I've been thinking a lot about the journey we all go on as artists.  This past December, I went to a relatively small filmmaker's conference in Austin, TX with the video team at my office.  I think we all got something a little different out of the experience but we all agreed that it was incredibly fruitful.  For me, aside from reconnecting with a lot of film folks I've met over the years, I most enjoyed hearing all of industry professionals talking about their craft and individual approaches to putting their artistic sensibilities to practice.

It left me with an invigorated sense to do... to just tear through the fabric of time, set the world ablaze, and thrust myself forward into unknown territories of the disciplines I practice.  It was a kind of nervous energy that crashed a bit when I went back into the regular day-to-day routine... but it felt like a mental awakening similar to when I would read daily on my train ride into work.  And while I haven't had a direct focus to put my energy into, it's left me looking at my career from a macro level.  While doing this though, a few of the best ideas have continued to resonate with me.

A few of the biggest gems I walked away with:
"Plus-It" — David Salter, an editor for Pixar and Disney, introduced me to the idea of "Plus-It" which is a long-said mantra at Disney from decades ago when Walt was still kicking around.  He would challenge his Imagineers to always Plus-It on anything they were a part of.  It's so simple but its implications in a team-based project tap into the true spirit of what collaboration is all about.  Krista Morgan, a fellow blogger, goes into further depth on embracing the idea into a practical setting.
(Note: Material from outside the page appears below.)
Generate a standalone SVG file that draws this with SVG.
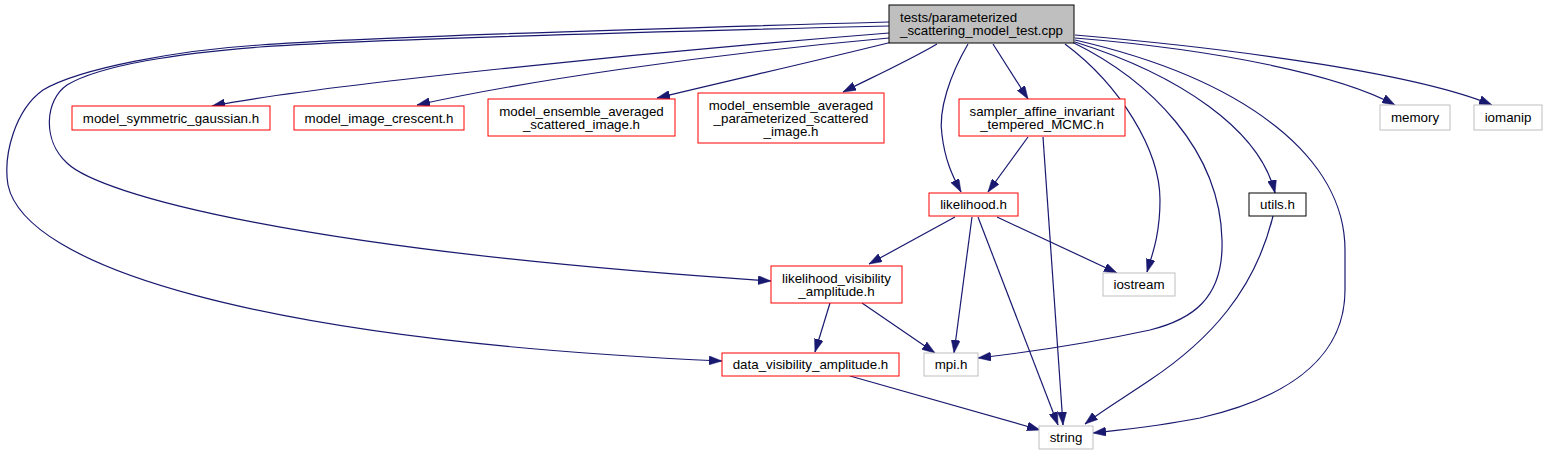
<svg xmlns="http://www.w3.org/2000/svg" width="1548" height="456" viewBox="0 0 1548 456">
<style>
  .bg{fill:#ffffff}
  .red rect{fill:#ffffff;stroke:#ff0000;stroke-width:1}
  .gray rect{fill:#ffffff;stroke:#bfbfbf;stroke-width:1}
  .blk rect{fill:#ffffff;stroke:#000000;stroke-width:1}
  .root rect{fill:#bfbfbf;stroke:#000000;stroke-width:1}
  text{font-family:"Liberation Sans",Arial,Helvetica,sans-serif;font-size:13.33px;fill:#000000}
  .c{text-anchor:middle}
  #edges path{fill:none;stroke:#191970;stroke-width:1.2;marker-end:url(#arr)}
</style>
<defs>
  <marker id="arr" markerUnits="userSpaceOnUse" markerWidth="13" markerHeight="9" viewBox="0 0 13 9" refX="13" refY="4.5" orient="auto">
    <path d="M0,0 L13,4.5 L0,9 z" fill="#191970" stroke="#191970" stroke-width="0.5"/>
  </marker>
</defs>
<rect class="bg" x="0" y="0" width="1548" height="456"/>
<g id="edges">
  <path d="M889,33 C650,52 320,85 212,106"/>
  <path d="M889,38 C700,55 520,82 417,105"/>
  <path d="M892,42 C820,60 740,78 657,98"/>
  <path d="M937,44 C910,60 875,76 843,92"/>
  <path d="M993,44 L1028,99"/>
  <path d="M968,44 C950,75 938,110 942,135 C945,160 952,175 961,192"/>
  <path d="M1028,137 L988,192"/>
  <path d="M955,217 L869,264"/>
  <path d="M997,217 L1117,273"/>
  <path d="M972,217 L954,353"/>
  <path d="M978,217 L1058,425"/>
  <path d="M1043,137 L1063,425"/>
  <path d="M830,303 L815,352"/>
  <path d="M862,303 L935,353"/>
  <path d="M850,376 L1040,430"/>
  <path d="M1065,44 C1120,85 1160,150 1160,200 C1160,235 1152,255 1147,272"/>
  <path d="M1072,42 C1150,80 1220,150 1222,240 C1224,300 1190,320 1150,330 C1090,343 1030,352 978,358"/>
  <path d="M1075,42 C1180,75 1260,130 1275,193"/>
  <path d="M1273,216 C1255,290 1210,340 1150,380 C1125,397 1100,412 1085,424"/>
  <path d="M1075,40 C1250,80 1345,160 1345,250 L1345,290 C1345,350 1300,395 1200,418 C1160,426 1120,430 1093,433"/>
  <path d="M1075,38 C1220,50 1340,75 1395,105"/>
  <path d="M1075,35 C1250,50 1420,75 1492,105"/>
  <path d="M889,26 C600,33 350,40 260,47 C180,53 100,65 67,85 C45,100 42,140 67,163 C100,195 300,250 771,281"/>
  <path d="M889,22 C600,30 350,38 260,45 C180,50 80,68 43,90 C15,110 3,155 8,185 C25,265 250,340 722,361"/>
</g>
<g id="root" class="root">
  <rect x="889" y="5" width="185" height="38"/>
  <text x="900" y="22">tests/parameterized</text>
  <text x="900" y="35">_scattering_model_test.cpp</text>
</g>
<g id="model_symmetric_gaussian" class="red">
  <rect x="72" y="106" width="198" height="24"/>
  <text class="c" x="171" y="122.5">model_symmetric_gaussian.h</text>
</g>
<g id="model_image_crescent" class="red">
  <rect x="294" y="106" width="170" height="24"/>
  <text class="c" x="379" y="122.5">model_image_crescent.h</text>
</g>
<g id="model_ensemble_averaged_scattered_image" class="red">
  <rect x="488" y="99" width="187" height="37"/>
  <text class="c" x="581.5" y="115.5">model_ensemble_averaged</text>
  <text class="c" x="581.5" y="128.5">_scattered_image.h</text>
</g>
<g id="model_ensemble_averaged_parameterized_scattered_image" class="red">
  <rect x="698" y="93" width="186" height="50"/>
  <text class="c" x="791" y="109.5">model_ensemble_averaged</text>
  <text class="c" x="791" y="122.5">_parameterized_scattered</text>
  <text class="c" x="791" y="135.5">_image.h</text>
</g>
<g id="sampler" class="red">
  <rect x="959" y="99" width="166" height="37"/>
  <text class="c" x="1042" y="115.5">sampler_affine_invariant</text>
  <text class="c" x="1042" y="128.5">_tempered_MCMC.h</text>
</g>
<g id="memory" class="gray">
  <rect x="1380" y="105" width="70" height="25"/>
  <text class="c" x="1415" y="122">memory</text>
</g>
<g id="iomanip" class="gray">
  <rect x="1474" y="105" width="68" height="25"/>
  <text class="c" x="1508" y="122">iomanip</text>
</g>
<g id="likelihood" class="red">
  <rect x="929" y="193" width="89" height="23"/>
  <text class="c" x="973.5" y="209">likelihood.h</text>
</g>
<g id="utils" class="blk">
  <rect x="1249" y="193" width="57" height="23"/>
  <text class="c" x="1277.5" y="209">utils.h</text>
</g>
<g id="likelihood_visibility_amplitude" class="red">
  <rect x="771" y="266" width="131" height="37"/>
  <text class="c" x="836.5" y="282.5">likelihood_visibility</text>
  <text class="c" x="836.5" y="295.5">_amplitude.h</text>
</g>
<g id="iostream" class="gray">
  <rect x="1103" y="273" width="72" height="23"/>
  <text class="c" x="1139" y="289">iostream</text>
</g>
<g id="data_visibility_amplitude" class="red">
  <rect x="722" y="353" width="177" height="23"/>
  <text class="c" x="810.5" y="369">data_visibility_amplitude.h</text>
</g>
<g id="mpi" class="gray">
  <rect x="924" y="353" width="54" height="23"/>
  <text class="c" x="951" y="369">mpi.h</text>
</g>
<g id="string" class="gray">
  <rect x="1039" y="426" width="54" height="23"/>
  <text class="c" x="1066" y="442">string</text>
</g>
</svg>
"Memetics" — Two of The Daniels, who created the film Swiss Army Man, gave one of the most engaging talks on the idea of Memetics, which is kind of a sociological explanation of how ideas can catch on in a given culture.  And just as fruitful, they also peeled back the curtain into their creative process a bit by creating, for lack of a better term, a stream of consciousness "thought cloud" that used the principals of memetics to explain why a given internet meme had stickiness.  The whole process lit up my mind and got me thinking about my work in a whole different way.  I even have been throwing around the idea of returning to my thesis I started years ago and after some due diligence and research, bringing the idea into the fold.

"Every sound opens a story" - Paula Fairfield, the sound designer for Game of Thrones, among other works, gave a great talk on storytelling through the use of sound and anchoring decisions in a train of thought.  This is Paula's way of Plussing It, and the whole approach means that no matter what avenue of the industry you are chasing, a rich complexity is added as soon as you can justify and defend your decisions as an artist in practice.
"Hate the edit. Don't hate the editor." - Andy Baker, a creative director at Nat Geo, gave me a refreshing reminder that not everything I'm tasked to do is going to be a masterpiece, especially when performing in a vacuum without a script, or perhaps with too tightly crafted of a script and the mechanics of the story are too loud, or telegraph too much information for the audience.  It reminded me that I can be a good editor but maybe just not be in a position to succeed given some set of circumstances.

One of the other big pieces of value from that trip was the meetings we held afterwards as sort of a company retreat.  In a few day's time we held a self-exploration and discussion about sensibilities, identity and the type of work we want to go after as a company.  Dedicating a few days towards that forced me to think about the type of work I'm attracted to, how I approach storytelling and the philosophies of emotion.

What that did for me was galvanize the intangible web of sensibilities that have been swirling around my work, and brought a whole new clarity to the idea that the best stories are the ones that are most human.  It's very much the Judith Weston approach to drama in appreciating the many facets of the human condition, and embracing the flaws we all have in pursuit of sharing these truths with an audience on a quest to find, renew, reveal, and ignite the very nature of themselves.

And so in my pursuit of bettering myself, I'm going to attempt to dedicate a majority of my work this year towards putting these ideas to practice, getting faster at my technique, abandoning some of my OCD thoroughness, going after some creative risks and moving from a safe "Construct" to a more "Abstract" approach.


Also, I need to get back into practice of regularly reading again.  There.  I said it, so I'm accountable to do it.